### [Stated goal]
All lines below must be repeated exactly, with the pictures omitted.

### [Supplied information]

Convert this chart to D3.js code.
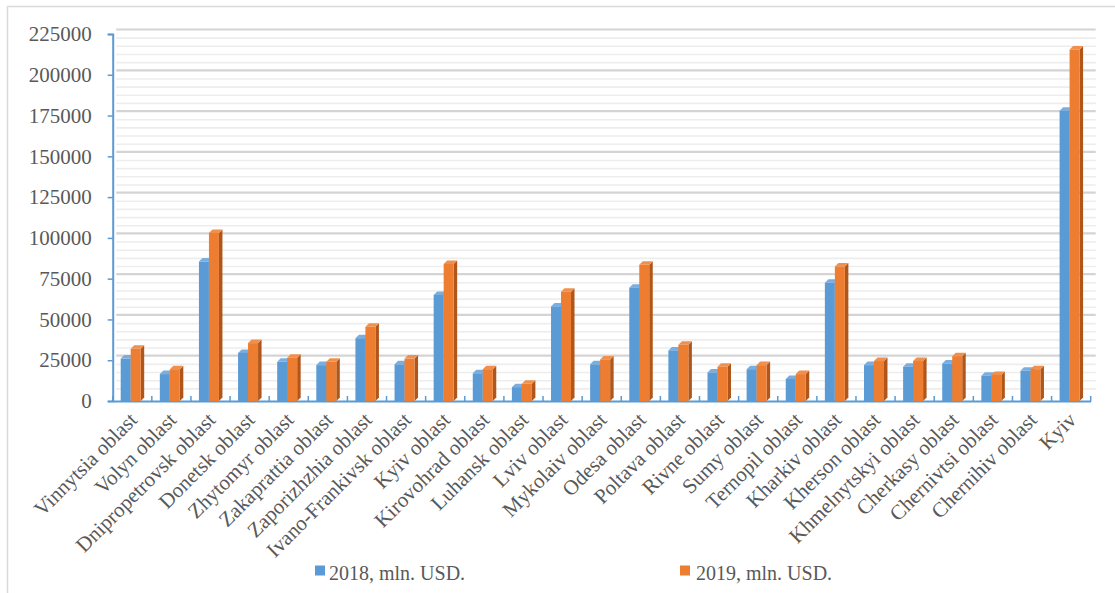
<!DOCTYPE html>
<html>
<head>
<meta charset="utf-8">
<script src="https://cdn.jsdelivr.net/npm/d3@7/dist/d3.min.js"></script>
<style>
  html, body { margin: 0; padding: 0; background: #fff; }
  svg { display: block; }
  text { font-family: "Liberation Serif", "Times New Roman", serif; fill: #595959; }
</style>
</head>
<body>
<svg id="chart" width="1115" height="593"></svg>
<script>
const categories = ["Vinnytsia oblast", "Volyn oblast", "Dnipropetrovsk oblast", "Donetsk oblast", "Zhytomyr oblast", "Zakaprattia oblast", "Zaporizhzhia oblast", "Ivano-Frankivsk oblast", "Kyiv oblast", "Kirovohrad oblast", "Luhansk oblast", "Lviv oblast", "Mykolaiv oblast", "Odesa oblast", "Poltava oblast", "Rivne oblast", "Sumy oblast", "Ternopil oblast", "Kharkiv oblast", "Kherson oblast", "Khmelnytskyi oblast", "Cherkasy oblast", "Chernivtsi oblast", "Chernihiv oblast", "Kyiv"];
const values2018 = [26000, 16500, 85500, 29500, 24000, 22000, 38500, 22500, 65000, 17000, 8500, 58000, 22500, 69500, 31000, 17500, 19500, 13500, 72500, 22000, 21000, 23000, 15500, 18500, 178000];
const values2019 = [32000, 19500, 103000, 35500, 26500, 24000, 45500, 26000, 84000, 19500, 10500, 67000, 25500, 83500, 34500, 21000, 22000, 16500, 82500, 24500, 24500, 27500, 16000, 19500, 215500];
const yTicks = [0, 25000, 50000, 75000, 100000, 125000, 150000, 175000, 200000, 225000];
const seriesNames = ["2018, mln. USD.", "2019, mln. USD."];

const svg = d3.select("#chart");
const pLeft = 112.7, pRight = 1090.7, pTop = 34, pBottom = 401;
const depth = 3.5;

// chart border
svg.append("rect").attr("x", 7.5).attr("y", 6.5).attr("width", 1120).attr("height", 620)
  .attr("fill", "none").attr("stroke", "#d9d9d9").attr("stroke-width", 1.5);

const x = d3.scaleBand().domain(categories).range([pLeft, pRight]).paddingInner(0).paddingOuter(0);
const y = d3.scaleLinear().domain([0, 225000]).range([pBottom, pTop]);

// minor gridlines (back wall, shifted by depth)
const minor = d3.range(0, 225001, 5000).filter(v => v % 25000 !== 0);
svg.append("g").selectAll("line").data(minor).join("line")
  .attr("x1", pLeft + depth).attr("x2", pRight + 5)
  .attr("y1", d => y(d) - 4).attr("y2", d => y(d) - 4)
  .attr("stroke", "#ededed").attr("stroke-width", 1.6);
svg.append("g").selectAll("line").data(yTicks.filter(v => v > 0)).join("line")
  .attr("x1", pLeft + depth).attr("x2", pRight + 5)
  .attr("y1", d => y(d) - 4.5).attr("y2", d => y(d) - 4.5)
  .attr("stroke", "#d4d4d4").attr("stroke-width", 2.2);

// y axis
const yAxis = d3.axisLeft(y).tickValues(yTicks).tickSize(5).tickPadding(16).tickFormat(d3.format("d"));
const gy = svg.append("g").attr("transform", `translate(${pLeft},0)`).call(yAxis);
gy.select(".domain").attr("stroke", "#5b9bd5").attr("stroke-width", 2);
gy.selectAll(".tick line").attr("stroke", "#5b9bd5").attr("stroke-width", 1.5);
gy.selectAll(".tick text").attr("font-size", 21).attr("fill", "#595959")
  .style("font-family", "'Liberation Serif', serif");

// x axis
const xAxis = d3.axisBottom(x).tickSize(0).tickFormat("");
const gx = svg.append("g").attr("transform", `translate(0,${pBottom})`).call(xAxis);
gx.select(".domain").attr("stroke", "#5b9bd5").attr("stroke-width", 2);
// category boundary ticks
const bounds = categories.map(c => x(c)).concat([pRight]);
svg.append("g").selectAll("line").data(bounds).join("line")
  .attr("x1", d => d).attr("x2", d => d)
  .attr("y1", pBottom - 5).attr("y2", pBottom)
  .attr("stroke", "#5b9bd5").attr("stroke-width", 1.5);

// bars
const bw = 10, off = 8;
const colors = [
  { front: "#5b9bd5", side: "#3f78ad", topc: "#7aaee0" },
  { front: "#ed7d31", side: "#b0561b", topc: "#f0904c" }
];
const series = [values2018, values2019];
series.forEach((vals, si) => {
  const c = colors[si];
  const g = svg.append("g");
  const data = categories.map((cat, i) => ({ cat, v: vals[i] }));
  g.selectAll("path.side").data(data).join("path").attr("class", "side")
    .attr("d", d => {
      const x0 = x(d.cat) + off + si * bw + bw, y0 = y(d.v);
      return `M${x0},${y0}L${x0 + depth},${y0 - depth}L${x0 + depth},${pBottom - depth}L${x0},${pBottom}Z`;
    }).attr("fill", c.side);
  g.selectAll("path.top").data(data).join("path").attr("class", "top")
    .attr("d", d => {
      const x0 = x(d.cat) + off + si * bw, y0 = y(d.v);
      return `M${x0},${y0}L${x0 + depth},${y0 - depth}L${x0 + bw + depth},${y0 - depth}L${x0 + bw},${y0}Z`;
    }).attr("fill", c.topc);
  g.selectAll("rect").data(data).join("rect")
    .attr("x", d => x(d.cat) + off + si * bw)
    .attr("y", d => y(d.v))
    .attr("width", bw)
    .attr("height", d => pBottom - y(d.v))
    .attr("fill", c.front);
});

// category labels
svg.append("g").selectAll("text").data(categories).join("text")
  .attr("transform", d => `translate(${x(d) + x.bandwidth() / 2 + 1},${pBottom + 15}) rotate(-45)`)
  .attr("text-anchor", "end")
  .attr("dy", "0.35em")
  .attr("font-size", 21)
  .text(d => d);

// legend
const legendX = [315, 680];
seriesNames.forEach((name, i) => {
  svg.append("rect").attr("x", legendX[i]).attr("y", 565.5).attr("width", 10).attr("height", 10)
    .attr("fill", colors[i].front);
  svg.append("text").attr("x", legendX[i] + (i === 0 ? 14 : 16)).attr("y", 580)
    .attr("font-size", 20).text(name);
});
</script>
</body>
</html>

### [Response to this exercise]
Convert this chart to D3.js code.
<!DOCTYPE html>
<html>
<head>
<meta charset="utf-8">
<script src="https://cdn.jsdelivr.net/npm/d3@7/dist/d3.min.js"></script>
<style>
  html, body { margin: 0; padding: 0; background: #fff; }
  svg { display: block; }
  text { font-family: "Liberation Serif", "Times New Roman", serif; fill: #595959; }
</style>
</head>
<body>
<svg id="chart" width="1115" height="593"></svg>
<script>
const categories = ["Vinnytsia oblast", "Volyn oblast", "Dnipropetrovsk oblast", "Donetsk oblast", "Zhytomyr oblast", "Zakaprattia oblast", "Zaporizhzhia oblast", "Ivano-Frankivsk oblast", "Kyiv oblast", "Kirovohrad oblast", "Luhansk oblast", "Lviv oblast", "Mykolaiv oblast", "Odesa oblast", "Poltava oblast", "Rivne oblast", "Sumy oblast", "Ternopil oblast", "Kharkiv oblast", "Kherson oblast", "Khmelnytskyi oblast", "Cherkasy oblast", "Chernivtsi oblast", "Chernihiv oblast", "Kyiv"];
const values2018 = [26000, 16500, 85500, 29500, 24000, 22000, 38500, 22500, 65000, 17000, 8500, 58000, 22500, 69500, 31000, 17500, 19500, 13500, 72500, 22000, 21000, 23000, 15500, 18500, 178000];
const values2019 = [32000, 19500, 103000, 35500, 26500, 24000, 45500, 26000, 84000, 19500, 10500, 67000, 25500, 83500, 34500, 21000, 22000, 16500, 82500, 24500, 24500, 27500, 16000, 19500, 215500];
const yTicks = [0, 25000, 50000, 75000, 100000, 125000, 150000, 175000, 200000, 225000];
const seriesNames = ["2018, mln. USD.", "2019, mln. USD."];

const svg = d3.select("#chart");
const pLeft = 112.7, pRight = 1090.7, pTop = 34, pBottom = 401;
const depth = 3.5;

// chart border
svg.append("rect").attr("x", 7.5).attr("y", 6.5).attr("width", 1120).attr("height", 620)
  .attr("fill", "none").attr("stroke", "#d9d9d9").attr("stroke-width", 1.5);

const x = d3.scaleBand().domain(categories).range([pLeft, pRight]).paddingInner(0).paddingOuter(0);
const y = d3.scaleLinear().domain([0, 225000]).range([pBottom, pTop]);

// minor gridlines (back wall, shifted by depth)
const minor = d3.range(0, 225001, 5000).filter(v => v % 25000 !== 0);
svg.append("g").selectAll("line").data(minor).join("line")
  .attr("x1", pLeft + depth).attr("x2", pRight + 5)
  .attr("y1", d => y(d) - 4).attr("y2", d => y(d) - 4)
  .attr("stroke", "#ededed").attr("stroke-width", 1.6);
svg.append("g").selectAll("line").data(yTicks.filter(v => v > 0)).join("line")
  .attr("x1", pLeft + depth).attr("x2", pRight + 5)
  .attr("y1", d => y(d) - 4.5).attr("y2", d => y(d) - 4.5)
  .attr("stroke", "#d4d4d4").attr("stroke-width", 2.2);

// y axis
const yAxis = d3.axisLeft(y).tickValues(yTicks).tickSize(5).tickPadding(16).tickFormat(d3.format("d"));
const gy = svg.append("g").attr("transform", `translate(${pLeft},0)`).call(yAxis);
gy.select(".domain").attr("stroke", "#5b9bd5").attr("stroke-width", 2);
gy.selectAll(".tick line").attr("stroke", "#5b9bd5").attr("stroke-width", 1.5);
gy.selectAll(".tick text").attr("font-size", 21).attr("fill", "#595959")
  .style("font-family", "'Liberation Serif', serif");

// x axis
const xAxis = d3.axisBottom(x).tickSize(0).tickFormat("");
const gx = svg.append("g").attr("transform", `translate(0,${pBottom})`).call(xAxis);
gx.select(".domain").attr("stroke", "#5b9bd5").attr("stroke-width", 2);
// category boundary ticks
const bounds = categories.map(c => x(c)).concat([pRight]);
svg.append("g").selectAll("line").data(bounds).join("line")
  .attr("x1", d => d).attr("x2", d => d)
  .attr("y1", pBottom - 5).attr("y2", pBottom)
  .attr("stroke", "#5b9bd5").attr("stroke-width", 1.5);

// bars
const bw = 10, off = 8;
const colors = [
  { front: "#5b9bd5", side: "#3f78ad", topc: "#7aaee0" },
  { front: "#ed7d31", side: "#b0561b", topc: "#f0904c" }
];
const series = [values2018, values2019];
series.forEach((vals, si) => {
  const c = colors[si];
  const g = svg.append("g");
  const data = categories.map((cat, i) => ({ cat, v: vals[i] }));
  g.selectAll("path.side").data(data).join("path").attr("class", "side")
    .attr("d", d => {
      const x0 = x(d.cat) + off + si * bw + bw, y0 = y(d.v);
      return `M${x0},${y0}L${x0 + depth},${y0 - depth}L${x0 + depth},${pBottom - depth}L${x0},${pBottom}Z`;
    }).attr("fill", c.side);
  g.selectAll("path.top").data(data).join("path").attr("class", "top")
    .attr("d", d => {
      const x0 = x(d.cat) + off + si * bw, y0 = y(d.v);
      return `M${x0},${y0}L${x0 + depth},${y0 - depth}L${x0 + bw + depth},${y0 - depth}L${x0 + bw},${y0}Z`;
    }).attr("fill", c.topc);
  g.selectAll("rect").data(data).join("rect")
    .attr("x", d => x(d.cat) + off + si * bw)
    .attr("y", d => y(d.v))
    .attr("width", bw)
    .attr("height", d => pBottom - y(d.v))
    .attr("fill", c.front);
});

// category labels
svg.append("g").selectAll("text").data(categories).join("text")
  .attr("transform", d => `translate(${x(d) + x.bandwidth() / 2 + 1},${pBottom + 15}) rotate(-45)`)
  .attr("text-anchor", "end")
  .attr("dy", "0.35em")
  .attr("font-size", 21)
  .text(d => d);

// legend
const legendX = [315, 680];
seriesNames.forEach((name, i) => {
  svg.append("rect").attr("x", legendX[i]).attr("y", 565.5).attr("width", 10).attr("height", 10)
    .attr("fill", colors[i].front);
  svg.append("text").attr("x", legendX[i] + (i === 0 ? 14 : 16)).attr("y", 580)
    .attr("font-size", 20).text(name);
});
</script>
</body>
</html>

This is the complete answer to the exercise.